Ed Brayton responded with facts and solid libertarian principles.

If the goal is to uphold the principle of open government, the documents would have been turned over. The response from the administration to the FOIA request repeats that they are taking the exact same position Bush did, that visitor logs are "presidential records" rather than "agency records" and therefore exempt from FOIA.

And while the administration notes that this issue is currently a matter of litigation, it does not note that a federal judge has already ruled on the issue and said that those visitor logs are public records and must be made public under FOIA. That ruling is being appealed and the Obama administration is taking the same position that Bush did. This isn't a matter of it being "under review," the Obama administration has already declared its position in that court case.

On his first day in office, Obama issued an executive order that agencies must process FOIA requests with a focus on more transparency and accountability. His actions since then, however, show just how empty those orders were.

Similarly, while President Obama did (and still does) hold the incoherent position that we should "look forward" rather than prosecuting the grievous crimes of the Bush Administration, he did promise to restore due process and human rights to US policy on terrorism. This too proved to be a particularly empty promise.

For instance, rather than simply refusing to act to bring accountability for torture, the Obama Administration actively attempted to suppress information on it, by threatening to undermine the security of British citizens.
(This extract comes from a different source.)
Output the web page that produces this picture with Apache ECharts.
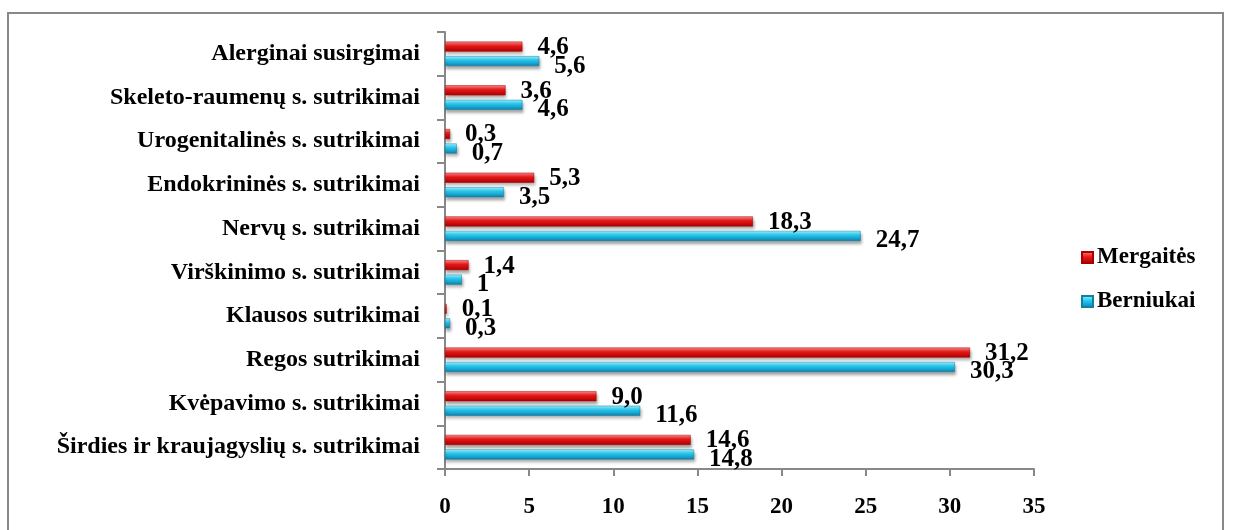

Glenn Greenwald explains the case as follows.

Ever since he was released from Guantanamo in February after six years of due-process-less detention and brutal torture, Binyam Mohamed has been attempting to obtain justice for what was done to him. But his torturers have been continuously protected, and Mohamed's quest for a day in court repeatedly thwarted, by one individual: Barack Obama. Today, there is new and graphic evidence of just how far the Obama administration is going to prevent evidence of the Bush administration's torture program from becoming public.

In February, Obama's DOJ demanded dismissal of Mohamed's lawsuit against the company which helped "render" him to be tortured on the ground that national security would be harmed if the lawsuit continued. Then, after a British High Court ruled that there was credible evidence that Mohamed was subjected to brutal torture and was entitled to obtain evidence in the possession of the British government which detailed the CIA's treatment of Mohamed, and after a formal police inquiry began into allegations that British agents collaborated in his torture, the British government cited threats from the U.S. government that it would no longer engage in intelligence-sharing with Britain -- i.e., it would no longer pass on information about terrorist threats aimed at British citizens -- if the British court disclosed the facts of Mohamed's torture.


For the complete odious details of this threat, one can read excerpts of the letters sent by the administration to the British court.

Further, in addition to covering for past misdeeds, Obama continues policies of rendition, in which prisoners may be sent to secret prisons overseas, generally in countries where abusive methods such as torture can more easily occur. While the administration states that they will attempt to curtail abuse and torture, it remains a violation of habeas corpus and due process rights.

I could continue, but this post is fundamentally not about Obama. This is about why it is fallacious to trust politicians. Regardless of the eloquence of their speeches, their history of intellect and organizing, or any other points in their favor, they will act in their self interest for reelection and maintaining their power. Thus, the only rational approach is to treat them with cynical skepticism and scrutinize all of their policies, rather than "trusting" them, regardless of how much we may like them and support the plans they mention.

Regardless of their intentions or personalities, the filthiness of politics and power permeates the policies of every politician to some degree, and as George Orwell pointed out, "politics itself is a mass of lies, evasions, folly, hatred and schizophrenia."